Beginning with the first line, set down every line through the one containing "const seriesNames = ['A','B','C','D','E','F'];", exactly as it appears, but not the pictures.

----

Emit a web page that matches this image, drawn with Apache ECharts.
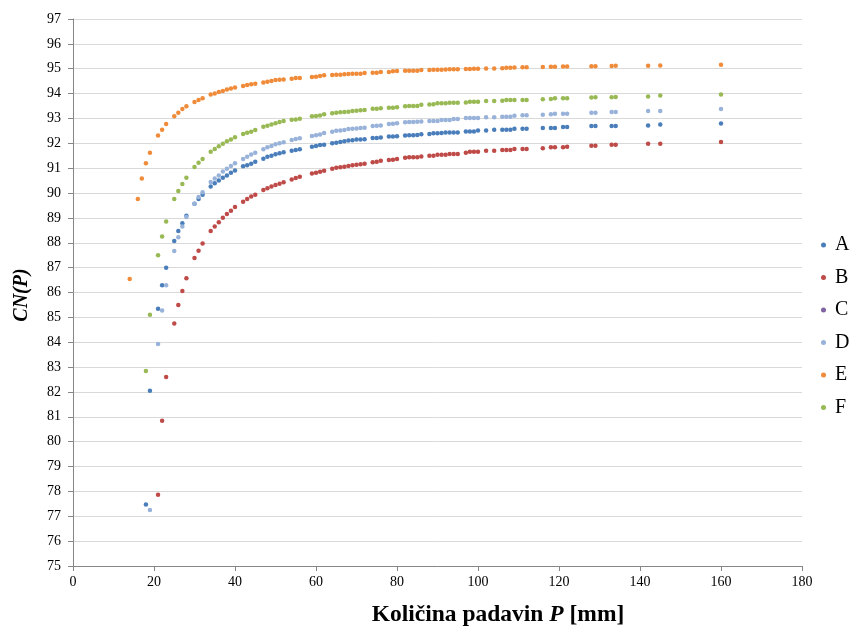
<!DOCTYPE html>
<html>
<head>
<meta charset="utf-8">
<script src="https://cdn.jsdelivr.net/npm/echarts@6/dist/echarts.min.js"></script>
<style>
html,body{margin:0;padding:0;background:#fff;}
#chart{width:850px;height:628px;}
</style>
</head>
<body>
<div id="chart"></div>
<script>
// Precipitation amounts P [mm] (shared x values)
const P = [14,16,17,18,19, 21,22,23, 25,26,27,28, 30,31,32, 34,35,36,37,38,39,40, 42,43,44,45,
  47,48,49,50,51,52, 54,55,56, 59,60,61,62, 64,65,66,67,68,69,70,71,72, 74,75,76, 78,79,80,
  82,83,84,85,86, 88,89,90,91,92,93,94,95, 97,98,99,100, 102,104, 106,107,108,109, 111,112,
  116, 118,119, 121,122, 128,129, 133,134, 142,145, 160];

const seriesNames = ['A','B','C','D','E','F'];

const cnA = [null,null,null,77.47,82.05, 85.35,86.29,87.00, 88.07,88.47,88.79,89.09, 89.57,89.76,89.93,
  90.26,90.39,90.50,90.62,90.71,90.82,90.91, 91.08,91.12,91.18,91.26,
  91.38,91.46,91.50,91.56,91.60,91.64, 91.70,91.73,91.76, 91.86,91.89,91.93,91.94,
  92.00,92.02,92.05,92.08,92.11,92.12,92.15,92.15,92.16, 92.21,92.21,92.23, 92.27,92.27,92.28,
  92.31,92.32,92.32,92.33,92.36, 92.37,92.40,92.40,92.41,92.44,92.44,92.44,92.44,
  92.48,92.48,92.48,92.52, 92.52,92.55, 92.55,92.55,92.55,92.59, 92.59,92.59,
  92.62, 92.62,92.62, 92.66,92.66, 92.70,92.70, 92.70,92.70, 92.72,92.76, 92.80];

const cnB = [null,null,null,null,null, 77.87,80.84,82.60, 84.75,85.50,86.06,86.57, 87.39,87.68,87.97,
  88.47,88.65,88.83,89.01,89.16,89.29,89.44, 89.65,89.76,89.86,89.93,
  90.12,90.19,90.26,90.32,90.37,90.43, 90.54,90.61,90.66, 90.79,90.82,90.86,90.90,
  90.98,91.02,91.04,91.06,91.09,91.12,91.14,91.16,91.18, 91.24,91.26,91.30, 91.33,91.34,91.37,
  91.42,91.44,91.44,91.44,91.47, 91.50,91.50,91.54,91.54,91.54,91.57,91.57,91.57,
  91.62,91.66,91.66,91.66, 91.70,91.70, 91.73,91.73,91.73,91.77, 91.77,91.77,
  91.80, 91.84,91.84, 91.84,91.86, 91.90,91.90, 91.94,91.94, 91.98,91.98, 92.05];

const cnC = [];

const cnD = [null,null,null,null,77.25, 83.93,85.28,86.29, 87.67,88.22,88.65,89.04, 89.57,89.84,90.03,
  90.44,90.59,90.71,90.87,90.98,91.09,91.20, 91.37,91.46,91.55,91.62,
  91.76,91.84,91.89,91.96,92.00,92.04, 92.13,92.17,92.20, 92.29,92.32,92.35,92.41,
  92.47,92.51,92.52,92.54,92.58,92.59,92.60,92.62,92.63, 92.70,92.71,92.72, 92.78,92.79,92.81,
  92.85,92.86,92.86,92.87,92.88, 92.90,92.90,92.90,92.94,92.94,92.94,92.98,92.98,
  93.02,93.02,93.02,93.02, 93.05,93.05, 93.07,93.07,93.07,93.11, 93.13,93.13,
  93.15, 93.17,93.19, 93.19,93.19, 93.23,93.23, 93.26,93.26, 93.30,93.30, 93.38];

const cnE = [86.54,89.76,90.58,91.20,91.62, 92.31,92.55,92.78, 93.09,93.23,93.38,93.49, 93.66,93.74,93.81,
  93.96,94.00,94.06,94.10,94.16,94.20,94.24, 94.31,94.35,94.38,94.40,
  94.45,94.48,94.51,94.55,94.56,94.57, 94.60,94.63,94.63, 94.67,94.68,94.71,94.74,
  94.75,94.76,94.76,94.78,94.79,94.80,94.80,94.80,94.83, 94.84,94.84,94.87, 94.87,94.90,94.91,
  94.92,94.92,94.92,94.92,94.95, 94.95,94.96,94.96,94.96,94.97,94.98,94.98,94.98,
  94.99,94.99,95.00,95.00, 95.01,95.01, 95.02,95.04,95.04,95.05, 95.06,95.06,
  95.07, 95.08,95.08, 95.09,95.09, 95.10,95.10, 95.11,95.12, 95.12,95.13, 95.16];

const cnF = [null,null,null,82.84,85.11, 87.50,88.25,88.86, 89.76,90.08,90.36,90.62, 91.05,91.22,91.37,
  91.66,91.77,91.88,91.98,92.08,92.15,92.24, 92.37,92.43,92.47,92.54,
  92.67,92.71,92.76,92.81,92.86,92.90, 92.95,92.96,92.99, 93.09,93.10,93.12,93.17,
  93.21,93.23,93.25,93.26,93.27,93.30,93.31,93.33,93.34, 93.39,93.39,93.41, 93.43,93.43,93.45,
  93.49,93.50,93.50,93.50,93.55, 93.56,93.57,93.61,93.61,93.61,93.63,93.63,93.63,
  93.64,93.67,93.67,93.67, 93.70,93.70, 93.71,93.74,93.74,93.74, 93.74,93.74,
  93.77, 93.78,93.81, 93.81,93.81, 93.84,93.85, 93.85,93.86, 93.88,93.92, 93.96];

const xTicks = [0,20,40,60,80,100,120,140,160,180];
const yTicks = {min: 75, max: 97, step: 1};

const colors = ['#4A7EBB','#BE4B48','#7E62A1','#98B2DA','#F08B3A','#98B954'];
const values = [cnA, cnB, cnC, cnD, cnE, cnF];

function toPairs(arr){
  const out = [];
  for (let i = 0; i < arr.length; i++) {
    if (arr[i] !== null && arr[i] !== undefined) out.push([P[i], arr[i]]);
  }
  return out;
}

const SERIF = "'Liberation Serif','Times New Roman',serif";
const chart = echarts.init(document.getElementById('chart'), null, {renderer: 'canvas'});

chart.setOption({
  animation: false,
  backgroundColor: '#fff',
  color: colors,
  grid: {left: 73, right: 48, top: 19, bottom: 62, containLabel: false},
  xAxis: {
    type: 'value', min: xTicks[0], max: xTicks[xTicks.length-1], interval: 20,
    splitLine: {show: false},
    axisLine: {show: true, lineStyle: {color: '#868686', width: 1}},
    axisTick: {show: true, length: 5, lineStyle: {color: '#868686'}},
    axisLabel: {fontFamily: SERIF, fontSize: 14, color: '#000', margin: 9}
  },
  yAxis: {
    type: 'value', min: yTicks.min, max: yTicks.max, interval: yTicks.step,
    splitLine: {show: true, lineStyle: {color: '#D9D9D9', width: 1}},
    axisLine: {show: true, lineStyle: {color: '#868686', width: 1}},
    axisTick: {show: true, length: 5, lineStyle: {color: '#868686'}},
    axisLabel: {fontFamily: SERIF, fontSize: 14, color: '#000', margin: 12}
  },
  legend: {
    orient: 'vertical', left: 816, top: 229, padding: 5,
    itemWidth: 5, itemHeight: 5, itemGap: 10.5, icon: 'circle',
    data: seriesNames,
    textStyle: {fontFamily: SERIF, fontSize: 20, lineHeight: 22, color: '#000', padding: [0,0,0,4]}
  },
  series: seriesNames.map((n, k) => ({
    name: n, type: 'scatter', symbol: 'circle', symbolSize: 4.5,
    itemStyle: {color: colors[k], opacity: 1},
    data: toPairs(values[k])
  })),
  graphic: [
    {
      type: 'text', x: 498, y: 615,
      style: {
        text: '{b|Količina padavin }{i|P}{b| [mm]}',
        align: 'center', verticalAlign: 'middle',
        rich: {
          b: {fontFamily: SERIF, fontSize: 23.5, fontWeight: 'bold', fill: '#000'},
          i: {fontFamily: SERIF, fontSize: 23.5, fontWeight: 'bold', fontStyle: 'italic', fill: '#000'}
        }
      }
    },
    {
      type: 'text', x: 22, y: 295, rotation: Math.PI/2,
      style: {
        text: 'CN(P)', align: 'center', verticalAlign: 'middle',
        fontFamily: SERIF, fontSize: 20, fontWeight: 'bold', fontStyle: 'italic', fill: '#000'
      }
    }
  ]
});
</script>
</body>
</html>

----

> _Result below_
Emit a web page that matches this image, drawn with Apache ECharts.
<!DOCTYPE html>
<html>
<head>
<meta charset="utf-8">
<script src="https://cdn.jsdelivr.net/npm/echarts@6/dist/echarts.min.js"></script>
<style>
html,body{margin:0;padding:0;background:#fff;}
#chart{width:850px;height:628px;}
</style>
</head>
<body>
<div id="chart"></div>
<script>
// Precipitation amounts P [mm] (shared x values)
const P = [14,16,17,18,19, 21,22,23, 25,26,27,28, 30,31,32, 34,35,36,37,38,39,40, 42,43,44,45,
  47,48,49,50,51,52, 54,55,56, 59,60,61,62, 64,65,66,67,68,69,70,71,72, 74,75,76, 78,79,80,
  82,83,84,85,86, 88,89,90,91,92,93,94,95, 97,98,99,100, 102,104, 106,107,108,109, 111,112,
  116, 118,119, 121,122, 128,129, 133,134, 142,145, 160];

const seriesNames = ['A','B','C','D','E','F'];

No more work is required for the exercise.